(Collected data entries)

┄┄┄┄┄┄

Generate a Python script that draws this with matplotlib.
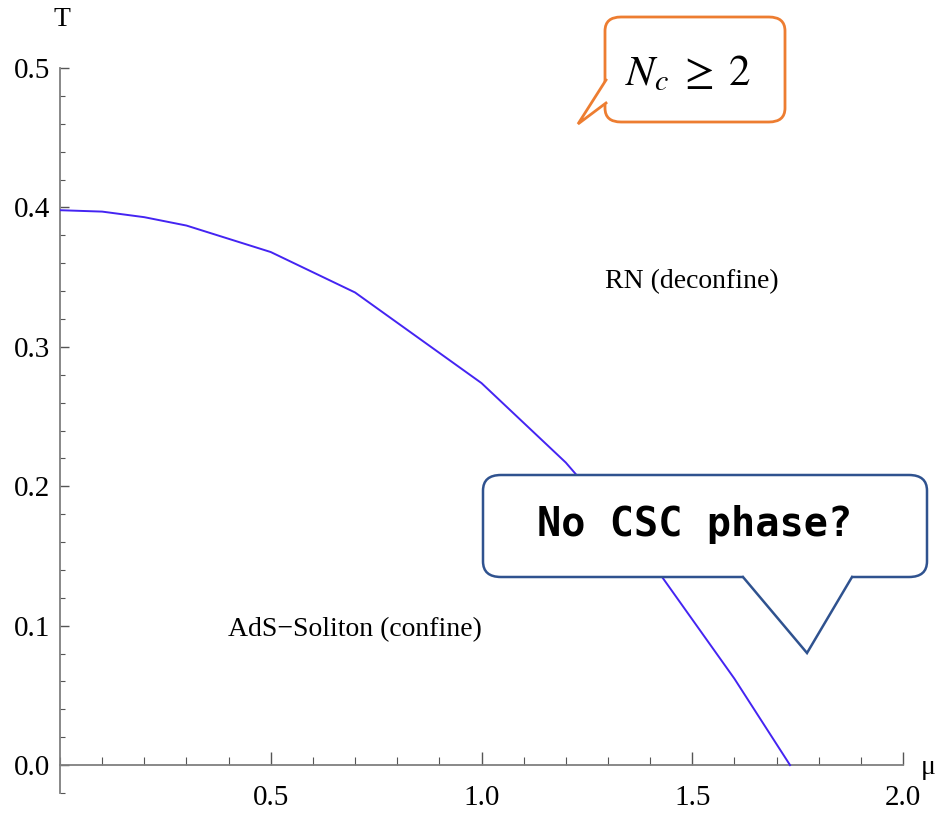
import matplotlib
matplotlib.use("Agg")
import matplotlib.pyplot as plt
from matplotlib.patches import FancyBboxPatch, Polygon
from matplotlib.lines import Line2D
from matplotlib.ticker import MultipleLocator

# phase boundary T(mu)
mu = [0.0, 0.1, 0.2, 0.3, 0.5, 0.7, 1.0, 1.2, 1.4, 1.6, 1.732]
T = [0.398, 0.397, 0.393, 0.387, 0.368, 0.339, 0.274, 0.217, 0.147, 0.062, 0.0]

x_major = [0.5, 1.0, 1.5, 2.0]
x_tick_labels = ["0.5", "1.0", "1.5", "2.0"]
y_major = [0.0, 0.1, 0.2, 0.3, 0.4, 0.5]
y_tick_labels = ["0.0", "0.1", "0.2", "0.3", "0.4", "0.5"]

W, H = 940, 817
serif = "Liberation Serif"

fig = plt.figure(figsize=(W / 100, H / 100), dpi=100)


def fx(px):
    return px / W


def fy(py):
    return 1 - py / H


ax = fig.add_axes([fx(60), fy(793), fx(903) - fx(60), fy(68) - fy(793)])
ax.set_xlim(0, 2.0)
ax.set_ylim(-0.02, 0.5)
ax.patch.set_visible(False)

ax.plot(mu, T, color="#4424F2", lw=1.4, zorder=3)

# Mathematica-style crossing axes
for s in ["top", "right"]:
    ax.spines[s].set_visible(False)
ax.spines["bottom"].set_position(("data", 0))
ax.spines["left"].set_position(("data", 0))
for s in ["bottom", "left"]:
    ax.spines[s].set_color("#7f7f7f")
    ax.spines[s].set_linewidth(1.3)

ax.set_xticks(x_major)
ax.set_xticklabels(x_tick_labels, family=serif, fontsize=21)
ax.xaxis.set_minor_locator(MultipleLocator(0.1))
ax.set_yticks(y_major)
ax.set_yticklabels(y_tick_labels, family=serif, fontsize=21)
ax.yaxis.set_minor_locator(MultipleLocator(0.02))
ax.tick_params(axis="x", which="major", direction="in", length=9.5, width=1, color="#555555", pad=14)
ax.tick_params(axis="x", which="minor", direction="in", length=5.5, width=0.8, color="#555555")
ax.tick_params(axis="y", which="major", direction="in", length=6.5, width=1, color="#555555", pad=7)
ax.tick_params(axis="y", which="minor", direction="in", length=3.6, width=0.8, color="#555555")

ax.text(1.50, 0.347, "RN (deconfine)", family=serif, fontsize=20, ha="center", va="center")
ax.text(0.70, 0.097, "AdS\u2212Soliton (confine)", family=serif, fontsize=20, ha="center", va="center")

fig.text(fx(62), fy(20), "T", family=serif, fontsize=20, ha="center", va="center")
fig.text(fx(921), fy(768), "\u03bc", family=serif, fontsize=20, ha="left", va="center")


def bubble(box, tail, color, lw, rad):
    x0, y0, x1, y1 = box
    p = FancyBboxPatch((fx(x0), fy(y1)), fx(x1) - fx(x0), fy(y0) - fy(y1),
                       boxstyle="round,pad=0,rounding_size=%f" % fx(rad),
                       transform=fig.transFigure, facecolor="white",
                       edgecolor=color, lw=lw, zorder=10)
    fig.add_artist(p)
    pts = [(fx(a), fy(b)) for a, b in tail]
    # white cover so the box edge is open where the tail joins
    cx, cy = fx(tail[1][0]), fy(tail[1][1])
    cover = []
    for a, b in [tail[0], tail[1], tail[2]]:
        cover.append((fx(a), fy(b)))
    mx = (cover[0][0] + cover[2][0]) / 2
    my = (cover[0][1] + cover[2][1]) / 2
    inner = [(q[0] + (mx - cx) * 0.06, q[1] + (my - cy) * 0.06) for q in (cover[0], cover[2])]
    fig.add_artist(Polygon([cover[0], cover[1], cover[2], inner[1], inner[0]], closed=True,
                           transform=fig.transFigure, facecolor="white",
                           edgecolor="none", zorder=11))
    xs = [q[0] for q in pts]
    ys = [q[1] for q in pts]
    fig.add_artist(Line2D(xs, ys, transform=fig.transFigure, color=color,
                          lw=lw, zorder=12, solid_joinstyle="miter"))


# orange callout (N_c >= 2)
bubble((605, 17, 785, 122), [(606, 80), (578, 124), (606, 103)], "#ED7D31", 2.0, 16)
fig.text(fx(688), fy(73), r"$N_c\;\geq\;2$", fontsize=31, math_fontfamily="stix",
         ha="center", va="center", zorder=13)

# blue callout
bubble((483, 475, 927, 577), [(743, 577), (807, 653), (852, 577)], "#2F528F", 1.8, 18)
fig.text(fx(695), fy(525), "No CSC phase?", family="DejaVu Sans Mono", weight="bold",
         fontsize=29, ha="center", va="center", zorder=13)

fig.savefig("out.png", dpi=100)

┄┄┄┄┄┄

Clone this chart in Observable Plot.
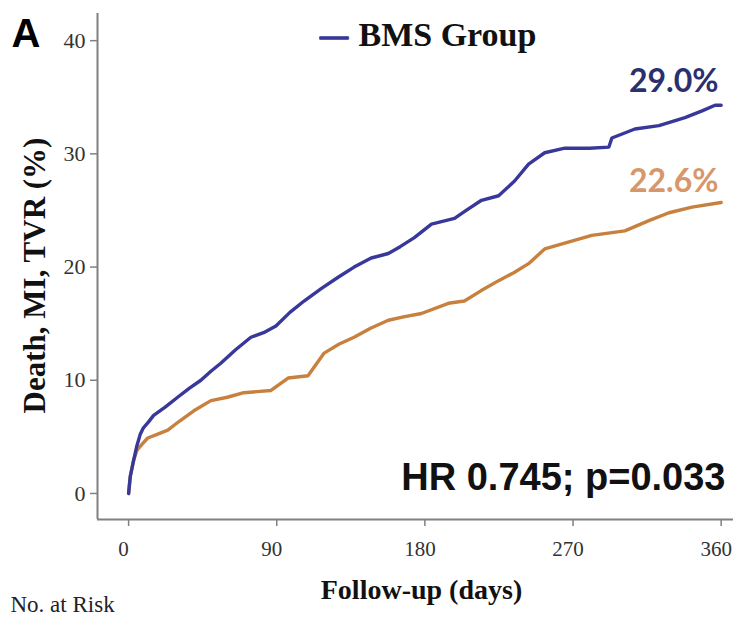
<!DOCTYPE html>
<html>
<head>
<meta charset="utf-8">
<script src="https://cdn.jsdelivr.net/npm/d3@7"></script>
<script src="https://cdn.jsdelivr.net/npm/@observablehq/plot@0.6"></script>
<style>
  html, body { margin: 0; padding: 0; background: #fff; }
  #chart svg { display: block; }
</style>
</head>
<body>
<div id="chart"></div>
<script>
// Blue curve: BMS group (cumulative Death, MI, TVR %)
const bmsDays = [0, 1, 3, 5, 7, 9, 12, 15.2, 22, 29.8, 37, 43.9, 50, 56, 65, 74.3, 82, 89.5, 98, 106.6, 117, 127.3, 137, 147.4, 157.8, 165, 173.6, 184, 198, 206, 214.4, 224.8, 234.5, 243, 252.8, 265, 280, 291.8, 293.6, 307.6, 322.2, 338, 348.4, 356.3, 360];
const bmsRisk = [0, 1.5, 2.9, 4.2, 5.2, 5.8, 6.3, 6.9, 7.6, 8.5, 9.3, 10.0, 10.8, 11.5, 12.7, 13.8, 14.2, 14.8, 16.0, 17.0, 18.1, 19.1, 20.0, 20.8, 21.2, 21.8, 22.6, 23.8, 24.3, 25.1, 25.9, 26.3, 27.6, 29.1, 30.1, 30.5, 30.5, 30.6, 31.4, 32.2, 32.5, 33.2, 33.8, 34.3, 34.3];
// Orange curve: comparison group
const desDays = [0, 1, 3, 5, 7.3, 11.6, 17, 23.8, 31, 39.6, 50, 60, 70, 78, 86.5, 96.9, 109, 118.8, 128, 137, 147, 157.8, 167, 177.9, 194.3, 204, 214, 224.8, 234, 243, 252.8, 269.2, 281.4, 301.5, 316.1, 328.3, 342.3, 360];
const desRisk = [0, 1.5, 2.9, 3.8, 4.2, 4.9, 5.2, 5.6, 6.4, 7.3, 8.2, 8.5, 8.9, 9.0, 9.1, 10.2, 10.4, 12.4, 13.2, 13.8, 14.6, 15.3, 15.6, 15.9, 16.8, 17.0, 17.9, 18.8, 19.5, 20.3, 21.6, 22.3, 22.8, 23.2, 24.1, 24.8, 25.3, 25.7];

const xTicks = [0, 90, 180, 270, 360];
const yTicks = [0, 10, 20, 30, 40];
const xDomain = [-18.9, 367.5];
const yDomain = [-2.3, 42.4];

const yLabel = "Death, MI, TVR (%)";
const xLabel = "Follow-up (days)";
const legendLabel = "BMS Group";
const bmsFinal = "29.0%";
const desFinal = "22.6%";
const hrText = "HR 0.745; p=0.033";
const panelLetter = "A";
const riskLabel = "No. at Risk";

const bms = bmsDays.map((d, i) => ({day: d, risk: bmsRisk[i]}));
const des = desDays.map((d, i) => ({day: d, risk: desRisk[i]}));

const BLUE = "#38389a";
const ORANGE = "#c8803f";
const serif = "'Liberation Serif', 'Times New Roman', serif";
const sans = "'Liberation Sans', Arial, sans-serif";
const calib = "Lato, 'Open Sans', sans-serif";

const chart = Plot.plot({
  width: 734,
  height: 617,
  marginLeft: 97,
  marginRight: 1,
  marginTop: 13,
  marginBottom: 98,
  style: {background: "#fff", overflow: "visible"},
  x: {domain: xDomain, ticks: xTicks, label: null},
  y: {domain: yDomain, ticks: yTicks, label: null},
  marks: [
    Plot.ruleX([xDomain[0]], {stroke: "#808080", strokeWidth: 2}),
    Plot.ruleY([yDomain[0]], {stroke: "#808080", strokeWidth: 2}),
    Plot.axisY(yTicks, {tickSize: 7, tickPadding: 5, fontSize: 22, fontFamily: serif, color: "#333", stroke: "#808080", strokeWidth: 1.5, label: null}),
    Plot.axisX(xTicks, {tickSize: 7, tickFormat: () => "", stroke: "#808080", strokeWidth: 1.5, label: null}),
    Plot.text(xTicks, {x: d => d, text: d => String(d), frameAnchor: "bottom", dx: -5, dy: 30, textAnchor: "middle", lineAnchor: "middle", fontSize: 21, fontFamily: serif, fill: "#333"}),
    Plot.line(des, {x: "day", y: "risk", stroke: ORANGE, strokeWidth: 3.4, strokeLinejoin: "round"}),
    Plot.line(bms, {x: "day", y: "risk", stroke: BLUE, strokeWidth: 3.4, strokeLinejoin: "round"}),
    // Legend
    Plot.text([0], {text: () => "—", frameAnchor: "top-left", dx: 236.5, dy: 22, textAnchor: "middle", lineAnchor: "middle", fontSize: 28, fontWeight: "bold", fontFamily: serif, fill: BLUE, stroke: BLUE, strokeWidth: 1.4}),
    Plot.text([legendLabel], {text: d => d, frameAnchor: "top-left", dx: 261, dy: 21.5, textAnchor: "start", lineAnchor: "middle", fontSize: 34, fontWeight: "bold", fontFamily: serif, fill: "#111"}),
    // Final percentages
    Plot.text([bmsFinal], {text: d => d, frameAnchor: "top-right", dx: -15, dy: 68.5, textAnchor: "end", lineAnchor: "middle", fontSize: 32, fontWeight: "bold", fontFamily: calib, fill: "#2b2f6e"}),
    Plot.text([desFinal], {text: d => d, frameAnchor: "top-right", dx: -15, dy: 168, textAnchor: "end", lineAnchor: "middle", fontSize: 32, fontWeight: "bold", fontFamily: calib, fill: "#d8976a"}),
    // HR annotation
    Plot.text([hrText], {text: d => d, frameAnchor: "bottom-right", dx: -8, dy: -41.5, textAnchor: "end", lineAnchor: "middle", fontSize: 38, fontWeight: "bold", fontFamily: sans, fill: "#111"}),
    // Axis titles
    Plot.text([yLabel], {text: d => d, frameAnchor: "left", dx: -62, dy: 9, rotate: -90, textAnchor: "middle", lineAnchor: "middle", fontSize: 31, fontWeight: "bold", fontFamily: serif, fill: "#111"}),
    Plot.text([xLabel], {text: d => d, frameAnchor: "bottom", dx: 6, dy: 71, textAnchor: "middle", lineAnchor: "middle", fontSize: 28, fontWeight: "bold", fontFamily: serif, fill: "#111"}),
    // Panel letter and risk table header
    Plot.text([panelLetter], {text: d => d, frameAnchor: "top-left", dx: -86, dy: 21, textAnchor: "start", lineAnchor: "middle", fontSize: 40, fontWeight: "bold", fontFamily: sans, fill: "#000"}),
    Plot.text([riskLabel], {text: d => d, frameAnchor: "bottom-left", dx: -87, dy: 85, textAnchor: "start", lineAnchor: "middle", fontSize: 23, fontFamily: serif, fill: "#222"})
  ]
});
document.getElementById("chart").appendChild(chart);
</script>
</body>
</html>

┄┄┄┄┄┄

Taking the material above, give again exactly the lines from the one holding "Generate a Python" through the one holding "0.147, 0.062, 0.0]", with both ends and without pictures.

Generate a Python script that draws this with matplotlib.
import matplotlib
matplotlib.use("Agg")
import matplotlib.pyplot as plt
from matplotlib.patches import FancyBboxPatch, Polygon
from matplotlib.lines import Line2D
from matplotlib.ticker import MultipleLocator

# phase boundary T(mu)
mu = [0.0, 0.1, 0.2, 0.3, 0.5, 0.7, 1.0, 1.2, 1.4, 1.6, 1.732]
T = [0.398, 0.397, 0.393, 0.387, 0.368, 0.339, 0.274, 0.217, 0.147, 0.062, 0.0]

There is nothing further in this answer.